The lettings market remains one of the busiest parts of the sector. Across South West London especially, rental stock is still tight while tenant demand remains extremely high. Many would-be buyers are delaying purchases due to mortgage affordability, keeping pressure on the rental market. Well-presented rental properties are letting quickly, often within two weeks, particularly around Clapham, Battersea, Wimbledon and surrounding areas.
Rents have continued to rise steadily through the first half of 2026, although the pace of growth has become slightly more balanced compared to the sharp increases seen over the past two years. Tenants are becoming increasingly focused on value for money, energy efficiency and flexible living arrangements. Homes with outdoor space, home offices and strong EPC ratings continue to stand out.
For landlords, the market remains attractive, but expectations have shifted.
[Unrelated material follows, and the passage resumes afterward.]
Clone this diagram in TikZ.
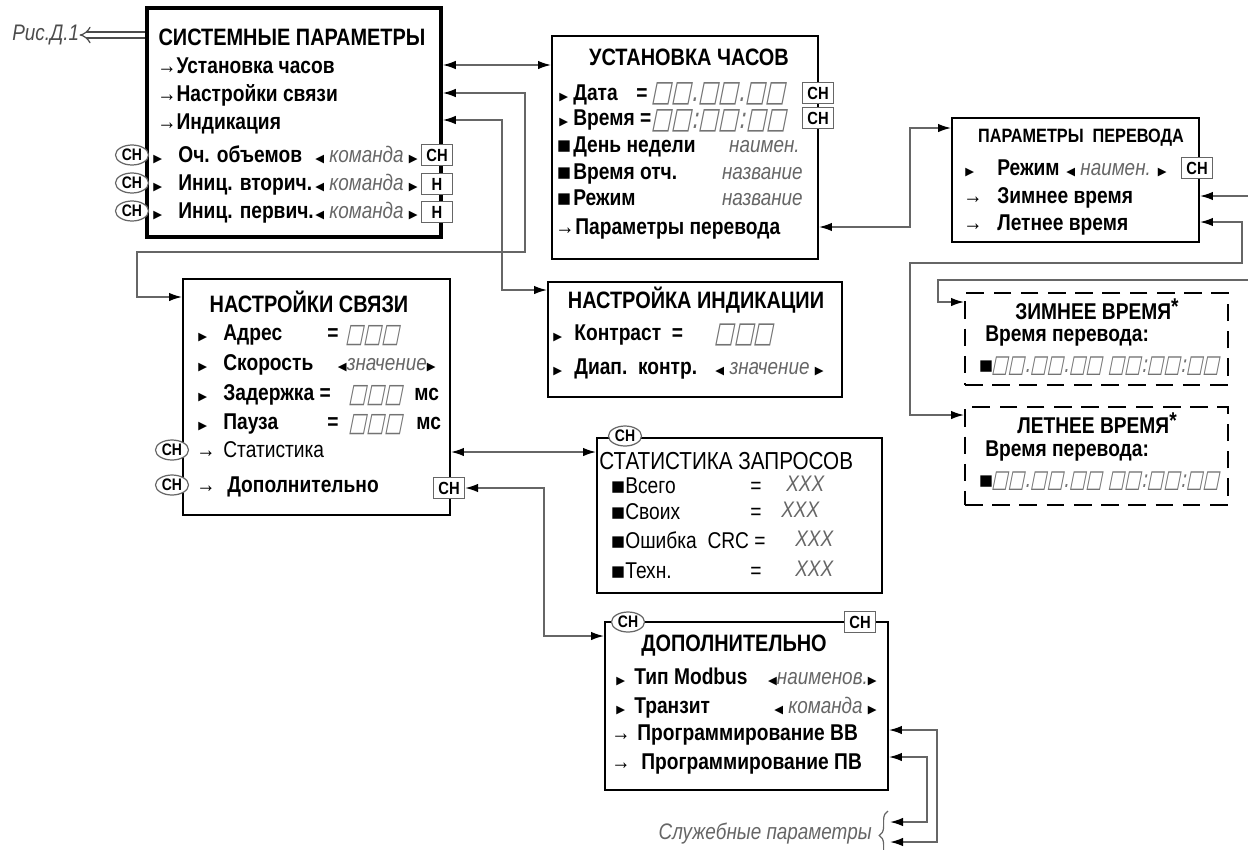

Rising costs, changing legislation and mortgage rates mean successful landlords are focusing more on long-term stability, quality tenants and professional property management rather than short-term gains alone. At the same time, reduced rental supply is helping support strong rental values across both South West London and Surrey.
Mortgage rates are still playing a major role in market sentiment. Affordability remains stretched for many buyers, particularly across London and the South East, although improving stability in rates compared to recent years has encouraged more confidence and activity since the start of the year.
Overall, the market in 2026 so far feels less driven by hype and more driven by genuine need. Families are still moving for schools and space. Professionals are still relocating for lifestyle and transport links. Tenants are still competing for quality homes. The difference now is that buyers and renters alike are making more measured decisions.
For those thinking of moving this year, preparation, presentation and accurate pricing remain the key ingredients to success.